Armando Martínez de la Rosa

Sabbath

Cuando una falla de actualización de Microsoft puso de cabeza ayer a la mitad del mundo, me acordé al viejo radio Telefunken que amenizó mi infancia en casa de mi familia.

Las comunicaciones globales mediante Microsoft y otras útiles invenciones derivan de los sistemas informáticos, que a su vez tienen fundamento en la bella ciencia matemática. Con la tecnología derivada de esa ciencia, muchas tareas se han facilitado a partir del microchip en tanto almacén de cantidades gigantescas de datos necesarios para cumplir funciones específicas a alta velocidad. Así, por ejemplo, se puede pagar con una tarjeta de banco, transferir dinero de un sitio a otro, volar aviones, navegar barcos, lanzar cohetes al espacio, calcular la órbita de un planeta, analizar a un enemigo en la guerra o descifrar las claves del sistema de juego de un equipo deportivo adversario, enviar un mensaje de texto cursi y llamar por teléfono sin usar las líneas tradicionales, tomar fotografías y video, leer libros no impresos y hasta maniobrar un auto a distancia o los aparatos electrónicos del hogar sin estar ahí. Y más labores humanas se cumplirán con la inteligencia artificial.

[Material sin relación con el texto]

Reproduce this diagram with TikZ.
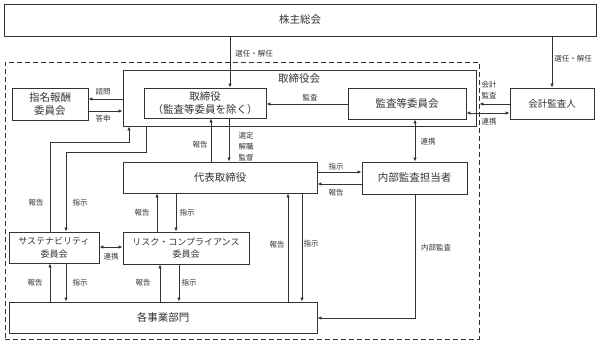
\documentclass[tikz,border=0pt]{standalone}
\usepackage{fontspec}
\setmainfont{Noto Sans CJK JP}
\usetikzlibrary{arrows.meta}
\definecolor{ink}{HTML}{333333}
\begin{document}
\begin{tikzpicture}[x=1pt,y=-1pt,
  box/.style={draw=ink, line width=0.9pt, inner sep=0pt, text=ink, font=\fontsize{10.5}{13}\selectfont, align=center},
  smallbox/.style={box, font=\fontsize{9}{12.5}\selectfont},
  lbl/.style={font=\fontsize{7.5}{11}\selectfont, inner sep=0pt, align=center, text=ink},
  arr/.style={draw=ink, line width=0.8pt, -{Latex[length=4pt,width=3.5pt]}},
  darr/.style={draw=ink, line width=0.8pt, {Latex[length=4pt,width=3.5pt]}-{Latex[length=4pt,width=3.5pt]}}]
\useasboundingbox (0,0) rectangle (600,345);

% boxes
\node[box, minimum width=592pt, minimum height=32pt] (sh) at (300,20) {株主総会};
\node[draw=ink, line width=0.8pt, dash pattern=on 5pt off 3pt, minimum width=474pt, minimum height=277pt, inner sep=0pt] (grp) at (242,200.5) {};
\node[box, minimum width=353pt, minimum height=56pt] (bod) at (299.5,98) {};
\node[box, draw=none] (bodt) at (299,79) {取締役会};
\node[box, minimum width=122pt, minimum height=30pt] (dir) at (205,103) {取締役\\（監査等委員を除く）};
\node[box, minimum width=118pt, minimum height=31pt] (ac) at (407,103.5) {監査等委員会};
\node[box, minimum width=84pt, minimum height=31pt, font=\fontsize{9.5}{12}\selectfont] (aud) at (552,103.5) {会計監査人};
\node[box, minimum width=76pt, minimum height=32pt] (nom) at (50,104) {指名報酬\\委員会};
\node[box, minimum width=194pt, minimum height=31pt] (ceo) at (220,177.5) {代表取締役};
\node[box, minimum width=105pt, minimum height=32pt] (ia) at (414.5,178) {内部監査担当者};
\node[smallbox, minimum width=90pt, minimum height=31pt] (sus) at (54,247.5) {サステナビリティ\\委員会};
\node[smallbox, minimum width=126pt, minimum height=32pt] (risk) at (186,248) {リスク・コンプライアンス\\委員会};
\node[box, minimum width=308pt, minimum height=31pt] (biz) at (163,317.5) {各事業部門};

% shareholders
\draw[arr] (230,0|-sh.south) -- (230,0|-dir.north);
\node[lbl] (l1) at (254,54) {選任・解任};
\draw[arr] (552,0|-sh.south) -- (552,0|-aud.north);
\node[lbl] (l2) at (573,59) {選任・解任};

% audit committee / auditor
\draw[arr] (ac.west|-0,104) -- (dir.east|-0,104);
\node[lbl] (l3) at (310,98) {監査};
\draw[arr] (aud.west|-0,104) -- (grp.east|-0,104);
\node[lbl] (l4) at (489,90) {会計\\監査};
\draw[darr] (ac.east|-0,113) -- (aud.west|-0,113);
\node[lbl] (l5) at (489,122) {連携};
\draw[darr] (415,0|-ac.south) -- (415,0|-ia.north);
\node[lbl] (l6) at (428,142) {連携};

% directors / representative director
\draw[arr] (211,0|-ceo.north) -- (211,0|-dir.south);
\node[lbl] (l7) at (200,145) {報告};
\draw[arr] (229,0|-dir.south) -- (229,0|-ceo.north);
\node[lbl] (l8) at (246,147) {選定\\解職\\監督};

% representative director / internal audit
\draw[arr] (ceo.east|-0,172) -- (ia.west|-0,172);
\node[lbl] (l9) at (336,167) {指示};
\draw[arr] (ia.west|-0,184) -- (ceo.east|-0,184);
\node[lbl] (l10) at (336,193) {報告};
\draw[arr] (415,0|-ia.south) -- (415,318) -- (biz.east|-0,318);
\node[lbl] (l11) at (436,248) {内部監査};

% representative director / business
\draw[arr] (302,0|-ceo.south) -- (302,0|-biz.north);
\node[lbl] (l12) at (311,244) {指示};
\draw[arr] (288,0|-biz.north) -- (288,0|-ceo.south);
\node[lbl] (l13) at (277,245) {報告};

% representative director / risk
\draw[arr] (157,0|-risk.north) -- (157,0|-ceo.south);
\node[lbl] (l14) at (142,213) {報告};
\draw[arr] (176,0|-ceo.south) -- (176,0|-risk.north);
\node[lbl] (l15) at (187,213) {指示};

% risk / business
\draw[arr] (160,0|-biz.north) -- (160,0|-risk.south);
\node[lbl] (l16) at (143,283) {報告};
\draw[arr] (179,0|-risk.south) -- (179,0|-biz.north);
\node[lbl] (l17) at (189,283) {指示};

% sustainability / business
\draw[arr] (50,0|-biz.north) -- (50,0|-sus.south);
\node[lbl] (l18) at (35,283) {報告};
\draw[arr] (66,0|-sus.south) -- (66,0|-biz.north);
\node[lbl] (l19) at (80,283) {指示};

% sustainability / risk
\draw[darr] (sus.east|-0,247) -- (risk.west|-0,247);
\node[lbl] (l20) at (111,257) {連携};

% sustainability / board
\draw[arr] (50,0|-sus.north) -- (50,142) -- (129,142) -- (129,0|-bod.south);
\draw[arr] (146,0|-bod.south) -- (146,152) -- (66,152) -- (66,0|-sus.north);
\node[lbl] (l21) at (36,203) {報告};
\node[lbl] (l22) at (80,203) {指示};

% nomination committee
\draw[arr] (bod.west|-0,99) -- (nom.east|-0,99);
\node[lbl] (l23) at (103,92) {諮問};
\draw[arr] (nom.east|-0,111) -- (bod.west|-0,111);
\node[lbl] (l24) at (103,119) {答申};
\end{tikzpicture}
\end{document}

Por eso mismo, la alta fragilidad de tales sistemas es un riesgo permanente que, de cumplirse, altera la vida cotidiana de millones de personas, como ocurrió ayer.

El viejo radio Telefunken de mi familia era -es, porque aún funciona y lo conserva a buen resguardo Gilberto, mi hermano- un aparato voluminoso, de hechura estética, con teclas y botones para sintonizar estaciones radiofónicas y modular el volumen, una bocina enorme al frente, todo eso en una caja de madera fina y rejillas posteriores para -supongo- ventilación.

Bicho jurásico, funcionaba con bulbos, una suerte de focos alargados que al encender el aparato iban poco a poco resplandeciendo más y cuando llegaban a la temperatura necesaria, la magia de la palabra, el canto y la música emergían al ambiente hogareño para alegrarlo.

Niño aún, me asomaba a las entrañas del bicho jurásico con la esperanza de ver a los cantantes pequeñísimos que habitaban dentro. Mi imaginación pueril me había convencido de la existencia de seres diminutos que debían habitar esa prisión, siempre dispuestos a complacer al escucha. Fue difícil revocar mi empecinamiento mágico para entender, años después, cómo funcionaba la radio.

Ahí, en el viejo Telefunken, escuché La hora de los niños, el programa musical para el público infantil de la legendaria XERL de la familia Levy, las cautivadoras radionovelas Kalimán, Chucho el roto y El ojo de vidrio. En la XEW, oía narraciones de partidos de futbol profesional, de las peleas del Púas Olivares y Vicente Saldívar, las corridas de toros por Paco Malgesto y el noticiero de Ignacio Martínez Carpinteyro, poniendo una mano sobre el radio para servir yo mismo de antena, según descubrí.

Había por aquellos años lejanísimos un noticiero al mediodía, apenas después de la transmisión del Ave María, de Schubert, a la hora del Angelus. Se llamaba El pulso del mundo, que frecuentemente daba noticias adversas al recién instaurado régimen castrista en Cuba y que resultarían al paso de las décadas premonitorias del desastre social y económico actual en que tal dictadura sumergió a la isla.

El viejo dinosaurio Telefunken muy eventualmente fallaba. Casi siempre fue por el desgaste de los bulbos. En un taller, se los cambiaban y listo, a andar de nuevo.

Comenzó la declinación cuando aparecieron los radios de transistores para enviar a los anaqueles de la historia de la tecnología el sistema de bulbos. Los aparatos portátiles suplieron con éxito enorme a los radios caseros, tal como ahora los celulares a los teléfonos fijos. Los autos estuvieron equipados con potentes aparatos receptores de las ondas hertzianas. Y finalmente llegó la radio por internet. Y con el microchip, la gran fragilidad de la informática, en la que el error de unos pocos –como ayer con Microsoft y su proveedora de seguridad CrowdStrike- mete en líos a cientos y hasta miles de millones de personas que ven desaparecer su mundo virtual durante para ellas angustiantes horas.

Joya del jurásico, fidelísimo a su dueño, hecho para toda la vida y un poco más, ahí está en casa de mi hermano Beto el viejo Telefunken en reposo de jubilado, sonriendo burlón y guiñando un ojo a la fragilidad tecnológica de nuestros días.